The footprints and occasional ducks all failed us at this point so we scouted around and decided on the best looking chute to drop down.  We picked the one in the middle which was decent looking for maybe 2/3 of the way and looked like it probably had a route below that.

It was loose and we had a real issue with rockfall requiring us to move the group in stages.

It got rather nasty right towards the bottom.

Eventually everyone was down.  The boulder field to get to the use trail running by the lakes took us a while.

We came down the chute in the middle with partial shade.  Next time I'd try further to the right

Kearsarge Lakes is one of those camps I tend to disparage due to how busy they are and some less than ideal experiences there.  Turns out if you head further back towards University there's a number of rather scenic camps.  In particular the last lake below the headwall has a large sandy beach that would host a group quite nicely.

Our struggling participant was still struggling and while they sped up a bit on the trail we still had a slow slow pace.

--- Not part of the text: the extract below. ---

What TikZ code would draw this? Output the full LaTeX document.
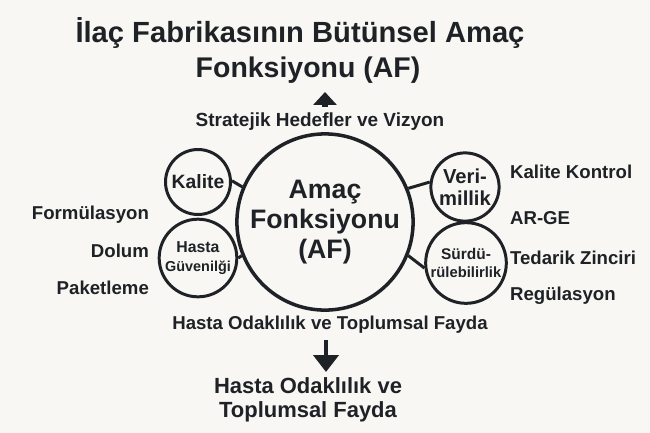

The sun went down as we climbed over Kearsage Pass.

And as an added bonus the clouds dropped so we lost visibility completely for a while.

The far side went faster since it was all downhill

The back of the group reached camp sometime after 9 pm and went about packing up as quickly as we could manage.  The hike down was a straight shot no breaks but we still ended up getting to the trailhead at midnight.

At that point we'd been up since 4:30 am.  Some people drove home, some went for a hotel, some stayed in the parking lot.  I drove Kristen and I as far as Alabama Hills collapsed and drove back early the next morning.

So much for an easy trip.  These things happen on occasion usually due to minor injuries, someone having a bad day, or someone just not being suited for the trip.  It did put a damper on plans for the following weekend which was again supposed to be a two day quick private climb somewhere in the Sierra.